Why Italian white wine is so food-friendly | Fiona Beckett on drink

Why Italian white wine is so food-friendly | Fiona Beckett on drink

Italians tend to serve fresher, more restrained and lower-abv whites with their food, not least so as not to overpower it

I don’t know how many of you buy wine specifically to drink with food, but the Italians do and we could learn a few lessons from them. If you taste wines such as soave and pinot grigio on their own, you might think they’re a bit bland and boring, but sip a glass with a plate of antipasti or spaghetti carbonara, say, and they spring into life. Italians by and large don’t want wines with overt fruit flavours, too much oak or overly high levels of alcohol, because they overwhelm their fundamentally simple food, which tends to respect both the raw ingredient and the season in which you’re serving it.

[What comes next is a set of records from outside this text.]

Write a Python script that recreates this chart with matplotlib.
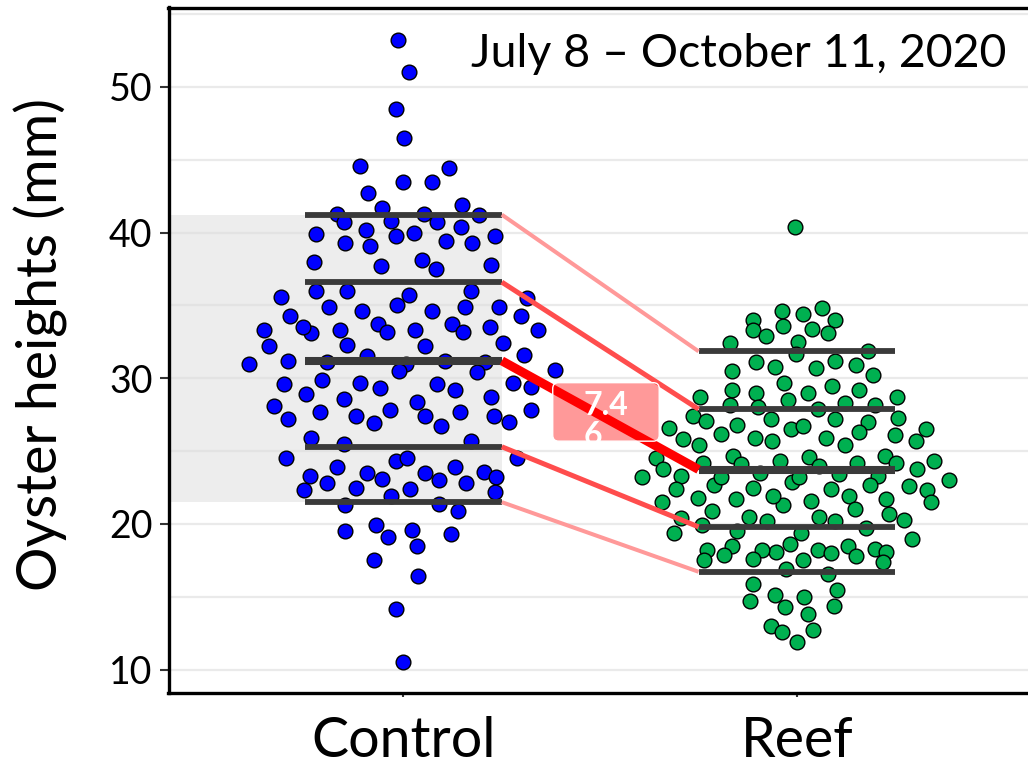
import numpy as np
import matplotlib
matplotlib.use("Agg")
import matplotlib.pyplot as plt
import matplotlib.transforms as mtransforms
from matplotlib.patches import FancyBboxPatch, Rectangle
from matplotlib.ticker import MultipleLocator

# datos (alturas en mm)
grupos = ["Control", "Reef"]
control = [53.2, 51.0, 48.5, 46.5, 44.6, 44.4, 43.5, 43.5, 42.7, 41.7,
           41.9, 41.3, 41.3, 41.2, 40.7, 40.8, 40.7, 40.4, 39.9, 40.2,
           39.8, 40.0, 39.8, 39.3, 39.1, 39.4, 39.3, 38.0, 37.7, 38.1,
           37.5, 37.8, 36.0, 36.0, 36.0, 35.6, 35.7, 35.5, 34.9, 34.9,
           35.0, 34.9, 34.6, 34.6, 34.3, 34.3, 33.5, 33.1, 33.3, 33.3,
           33.7, 33.2, 33.3, 33.7, 33.2, 33.5, 33.3, 32.2, 32.3, 32.2,
           32.4, 31.6, 31.5, 31.0, 31.2, 31.1, 31.0, 30.5, 31.2, 31.1,
           30.4, 30.6, 29.6, 29.9, 29.7, 29.3, 29.6, 29.2, 29.7, 29.4,
           28.9, 28.6, 28.4, 28.7, 28.1, 27.7, 27.4, 27.8, 27.4, 27.7,
           27.4, 27.8, 27.2, 26.9, 26.7, 27.0, 25.9, 25.5, 25.7, 24.5,
           24.3, 24.5, 24.5, 23.9, 23.5, 23.5, 23.9, 23.6, 23.3, 23.2,
           22.8, 23.1, 23.0, 22.8, 22.3, 22.5, 22.4, 22.2, 21.9, 21.3,
           21.4, 20.9, 19.5, 19.9, 19.1, 19.6, 19.3, 18.5, 17.5, 16.4,
           14.2, 10.5]
reef = [40.4, 34.6, 34.4, 34.8, 34.0, 34.0, 33.3, 33.6, 33.4, 33.1,
        32.9, 32.4, 32.5, 31.7, 31.9, 31.1, 30.8, 31.2, 30.9, 30.5,
        30.7, 30.2, 29.7, 29.5, 29.2, 29.2, 28.7, 29.0, 29.0, 28.7,
        28.2, 28.0, 28.5, 27.9, 28.3, 28.2, 27.4, 27.1, 27.2, 27.2,
        27.3, 26.6, 26.8, 26.5, 26.7, 27.0, 26.5, 25.8, 26.2, 25.9,
        25.7, 25.9, 26.3, 26.1, 25.7, 25.4, 25.4, 24.7, 24.5, 24.7,
        24.6, 24.2, 24.3, 24.1, 24.0, 24.2, 24.2, 24.3, 23.8, 23.8,
        23.3, 23.3, 23.5, 22.9, 23.2, 23.4, 22.7, 23.2, 23.2, 23.0,
        22.7, 22.4, 22.5, 22.4, 22.6, 22.3, 21.5, 21.8, 21.6, 21.9,
        21.3, 21.7, 21.9, 21.7, 21.5, 20.9, 21.0, 20.4, 20.5, 20.2,
        20.5, 20.2, 20.7, 20.3, 19.9, 19.5, 19.4, 19.7, 19.4, 19.0,
        18.5, 18.6, 18.5, 18.2, 17.9, 18.2, 18.1, 18.2, 18.0, 18.3,
        18.1, 17.5, 17.6, 17.5, 17.8, 17.4, 16.9, 16.6, 15.9, 15.5,
        15.1, 15.0, 14.7, 14.4, 14.3, 13.8, 13.0, 12.6, 12.7, 11.9]
probs = [0.1, 0.25, 0.5, 0.75, 0.9]
q_control = [21.5, 25.3, 31.2, 36.6, 41.23]
q_reef = [16.72, 19.8, 23.74, 27.88, 31.85]
titulo = "July 8 \u2013 October 11, 2020"
etiqueta_y = "Oyster heights (mm)"
yticks = [10, 20, 30, 40, 50]

colores = ["#0000FF", "#00B050"]
col_links = ["#FF9999", "#FF4D4D", "#FF0000", "#FF4D4D", "#FF9999"]
lw_links = [2.9, 3.6, 6.5, 3.6, 2.9]
lw_q = [4.2, 4.2, 5.8, 4.2, 4.2]

plt.rcParams['font.family'] = ['Lato', 'DejaVu Sans']


def van_der_corput(n, base=2):
    seq = []
    for i in range(1, n + 1):
        v, denom, k = 0.0, 1.0, i
        while k > 0:
            k, r = divmod(k, base)
            denom *= base
            v += r / denom
        seq.append(v)
    return np.array(seq)


def quasirandom(y, ancho=0.4):
    # offsets tipo geom_quasirandom (densidad * secuencia de van der Corput)
    y = np.asarray(y, dtype=float)
    n = len(y)
    iqr = np.subtract(*np.percentile(y, [75, 25]))
    bw = 0.9 * min(np.std(y, ddof=1), iqr / 1.34) * n ** -0.2
    dens = np.exp(-0.5 * ((y[:, None] - y[None, :]) / bw) ** 2).sum(axis=1)
    dens = dens / dens.max()
    rango = np.argsort(np.argsort(y, kind="stable"), kind="stable")
    vdc = van_der_corput(n)[rango]
    return (vdc - 0.5) * 2 * dens * ancho


fig = plt.figure(figsize=(10.28, 7.67), dpi=100)
ax = fig.add_axes([168.5 / 1028, (767 - 693.3) / 767, 1 - 168.5 / 1028, 685.8 / 767])

xmin, xmax = 0.403, 2.587
ax.set_xlim(xmin, xmax)
ax.set_ylim(8.38, 55.45)

# zona sombreada entre decil 1 y 9 del control
ax.add_patch(Rectangle((xmin, q_control[0]), 1.25 - xmin, q_control[-1] - q_control[0],
                       facecolor="#EDEDED", edgecolor="none", zorder=0.1))

for i, datos in enumerate([control, reef]):
    x = (i + 1) + quasirandom(datos)
    ax.scatter(x, datos, s=112, color=colores[i], edgecolors="black",
               linewidths=1.0, zorder=2)

# lineas de cuantiles
for j in range(len(probs)):
    ax.plot([0.75, 1.25], [q_control[j], q_control[j]], color="#3A3A3A",
            lw=lw_q[j], solid_capstyle="butt", zorder=3)
    ax.plot([1.75, 2.25], [q_reef[j], q_reef[j]], color="#3A3A3A",
            lw=lw_q[j], solid_capstyle="butt", zorder=3)
    ax.plot([1.25, 1.75], [q_control[j], q_reef[j]], color=col_links[j],
            lw=lw_links[j], solid_capstyle="butt", zorder=3.5)

# etiqueta de la diferencia de medianas
dif = q_control[2] - q_reef[2]
txt = "%.2f" % dif
mx, my = 1.5, (q_control[2] + q_reef[2]) / 2
trans = fig.dpi_scale_trans + mtransforms.ScaledTranslation(mx, my, ax.transData)
ax.add_patch(FancyBboxPatch((-0.475, -0.26), 1.065, 0.585,
                            boxstyle="round,pad=0,rounding_size=0.06",
                            transform=trans, facecolor=(1, 0, 0, 0.4),
                            edgecolor="white", linewidth=1.0, zorder=4))
ax.annotate(txt[:3] + "\n" + txt[3:], xy=(mx, my), xytext=(-17, 24),
            textcoords="offset pixels", ha="left", va="top", color="white",
            fontsize=23, fontweight="bold", linespacing=1.05, zorder=5)

# ejes
ax.set_yticks(yticks)
ax.yaxis.set_minor_locator(MultipleLocator(5))
ax.set_xticks([1, 2])
ax.set_xticklabels(grupos)
ax.grid(axis="y", which="both", color="#DDDDDD", alpha=0.6, lw=1.6)
ax.set_axisbelow(True)
ax.tick_params(axis="y", which="major", length=6.5, width=1.5, color="#333333",
               labelsize=27, pad=5)
ax.tick_params(axis="y", which="minor", length=0)
ax.tick_params(axis="x", length=3, width=1.5, color="#333333", labelsize=40, pad=13)
for lado in ["left", "bottom", "top"]:
    ax.spines[lado].set_linewidth(2.4)
    ax.spines[lado].set_color("black")
ax.spines["right"].set_visible(False)

ax.set_ylabel(etiqueta_y, fontsize=40)
ax.yaxis.set_label_coords(-0.1167, 0.508)

fig.text(1006 / 1028, 1 - 66.7 / 767, titulo, ha="right", va="baseline", fontsize=33.5)

plt.savefig("out.png", dpi=100)
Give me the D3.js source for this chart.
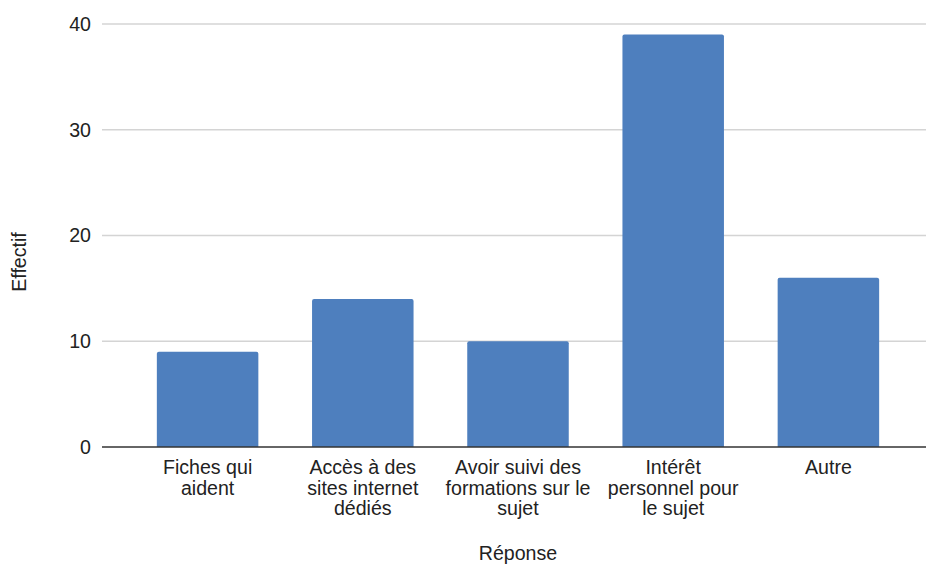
<!DOCTYPE html>
<html>
<head>
<meta charset="utf-8">
<script src="https://cdn.jsdelivr.net/npm/d3@7"></script>
<style>
  html, body { margin: 0; padding: 0; background: #fff; }
  svg { display: block; font-family: "Liberation Sans", Arial, sans-serif; }
</style>
</head>
<body>
<svg id="chart" width="926" height="565"></svg>
<script>
// Réponses et effectifs
const categories = [
  "Fiches qui aident",
  "Accès à des sites internet dédiés",
  "Avoir suivi des formations sur le sujet",
  "Intérêt personnel pour le sujet",
  "Autre"
];
const categoryLines = [
  ["Fiches qui", "aident"],
  ["Accès à des", "sites internet", "dédiés"],
  ["Avoir suivi des", "formations sur le", "sujet"],
  ["Intérêt", "personnel pour", "le sujet"],
  ["Autre"]
];
const effectifs = [9, 14, 10, 39, 16];
const yTicks = [0, 10, 20, 30, 40];
const xTitle = "Réponse";
const yTitle = "Effectif";

const svg = d3.select("#chart");
const plot = { left: 102, right: 926, top: 24, bottom: 447 };
const fontSize = 19.6;

const x = d3.scaleBand()
  .domain(categories)
  .range([130, 906])
  .paddingInner(0.346)
  .paddingOuter(0.173);

const y = d3.scaleLinear()
  .domain([0, 40])
  .range([plot.bottom, plot.top]);

// Horizontal gridlines
svg.append("g")
  .selectAll("line")
  .data(yTicks.filter(d => d !== 0))
  .join("line")
  .attr("x1", plot.left)
  .attr("x2", plot.right)
  .attr("y1", d => y(d))
  .attr("y2", d => y(d))
  .attr("stroke", "#d4d4d4")
  .attr("stroke-width", 1.5);

// Y axis labels
const yAxis = d3.axisLeft(y).tickValues(yTicks).tickSize(0).tickPadding(11);
const gy = svg.append("g")
  .attr("transform", `translate(${plot.left},0)`)
  .call(yAxis);
gy.select(".domain").remove();
gy.selectAll("text")
  .attr("font-size", fontSize)
  .attr("fill", "#222")
  .attr("font-family", "Liberation Sans, Arial, sans-serif");

// Bars with slightly rounded top corners
const r = 2;
function barPath(x0, w, yTop, yBase) {
  return `M${x0},${yBase}V${yTop + r}Q${x0},${yTop} ${x0 + r},${yTop}` +
         `H${x0 + w - r}Q${x0 + w},${yTop} ${x0 + w},${yTop + r}V${yBase}Z`;
}
svg.append("g")
  .selectAll("path")
  .data(categories.map((c, i) => ({ c, v: effectifs[i] })))
  .join("path")
  .attr("d", d => barPath(x(d.c), x.bandwidth(), y(d.v), y(0)))
  .attr("fill", "#4e7fbe");

// Baseline
svg.append("line")
  .attr("x1", plot.left)
  .attr("x2", plot.right)
  .attr("y1", y(0))
  .attr("y2", y(0))
  .attr("stroke", "#333")
  .attr("stroke-width", 1.5);

// Category labels (wrapped)
const xl = svg.append("g");
categories.forEach((c, i) => {
  const cx = x(c) + x.bandwidth() / 2;
  const t = xl.append("text")
    .attr("x", cx)
    .attr("y", 474)
    .attr("text-anchor", "middle")
    .attr("font-size", fontSize)
    .attr("fill", "#222");
  categoryLines[i].forEach((line, j) => {
    t.append("tspan")
      .attr("x", cx)
      .attr("dy", j === 0 ? 0 : 20.5)
      .text(line);
  });
});

// Axis titles
svg.append("text")
  .attr("x", (x.range()[0] + x.range()[1]) / 2)
  .attr("y", 560)
  .attr("text-anchor", "middle")
  .attr("font-size", fontSize)
  .attr("fill", "#222")
  .text(xTitle);

svg.append("text")
  .attr("transform", "translate(26,262) rotate(-90)")
  .attr("text-anchor", "middle")
  .attr("font-size", fontSize)
  .attr("fill", "#222")
  .text(yTitle);
</script>
</body>
</html>
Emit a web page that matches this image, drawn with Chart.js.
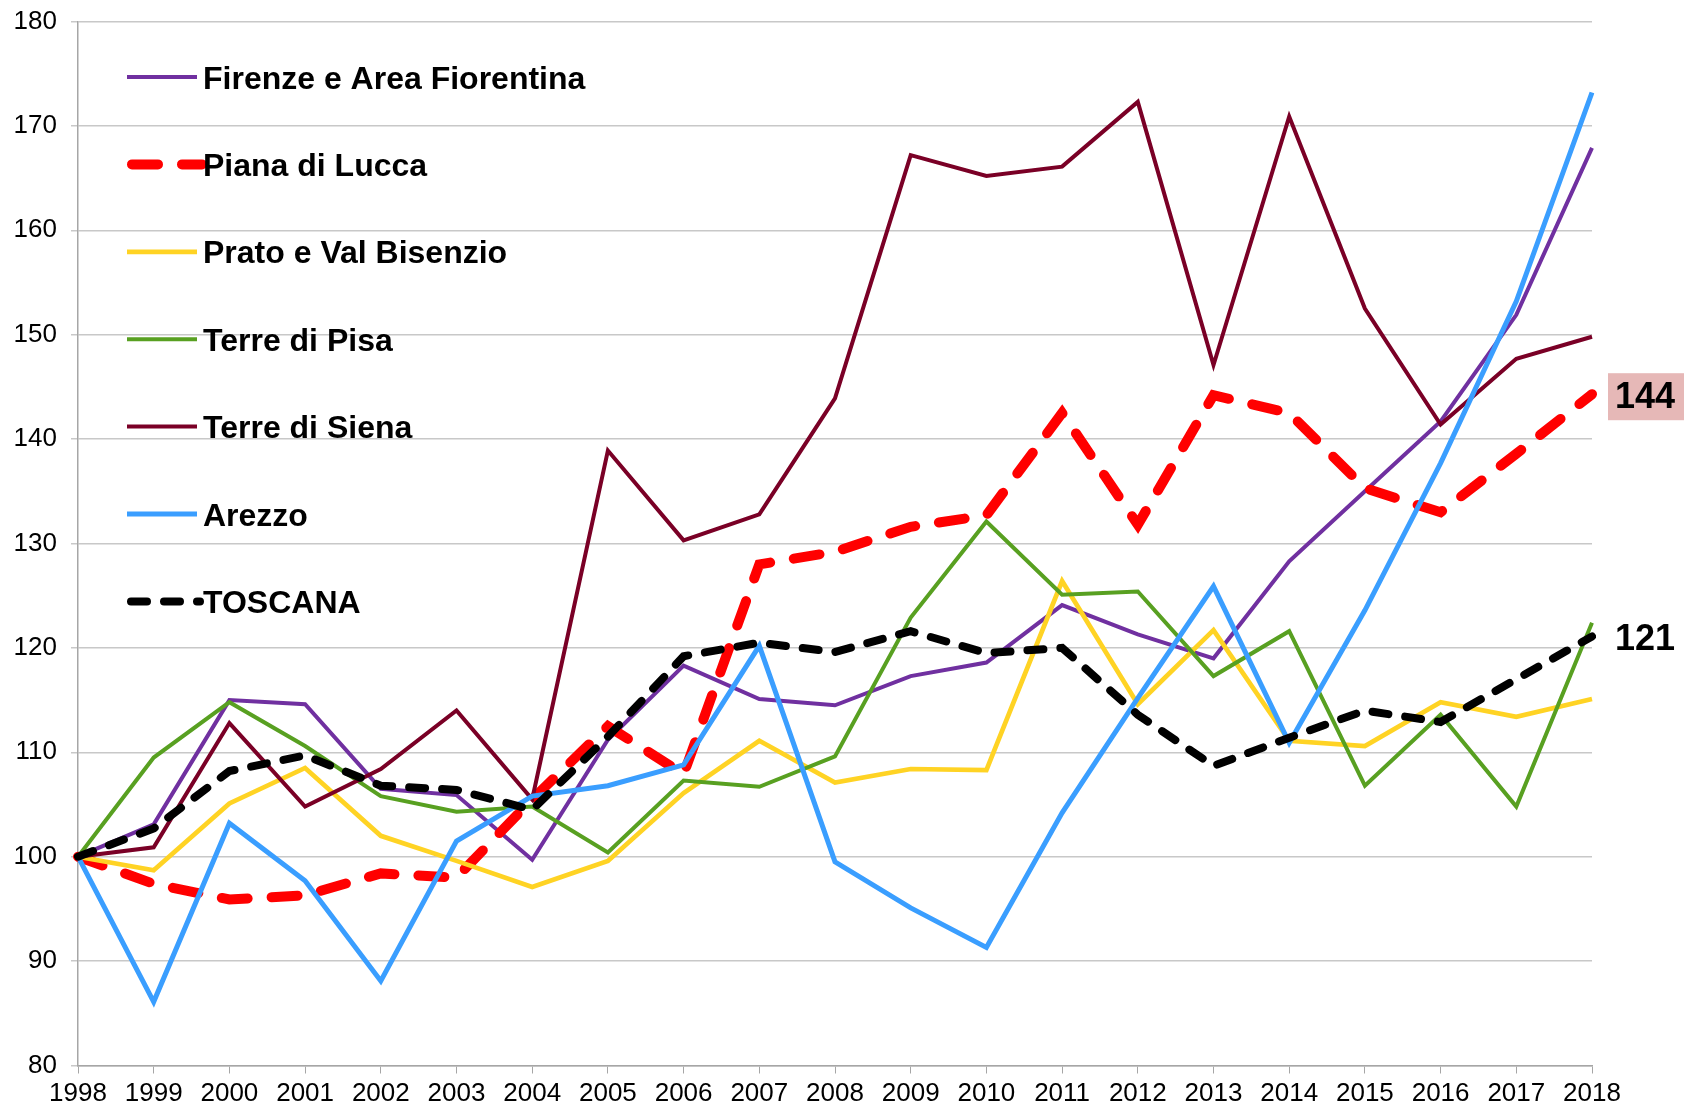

Interestingly, I often find that people who are new to wine enjoy pinot grigio for that very reason – it doesn’t have too much flavour. It’s easy to be sniffy about that, and there are some cynically made commercial examples to be sure, but it can also be an enjoyably easy-drinking companion to a simple spring meal, especially if it’s from one of the supermarkets’ premium ranges, which tend to come from Trentino; gavi and gavi di gavi are also popular, I think, for a similar reason – Asda, for example, has a gavi in its Extra Special range for £9.25 that is often, though not currently, on promotion. The other virtue of Italian whites is that they are relatively inexpensive. The regular price of the Verdicchio dei Castelli di Jesi in today’s pick, for instance, is only £7.25 in store at the Co-op (and a little more online).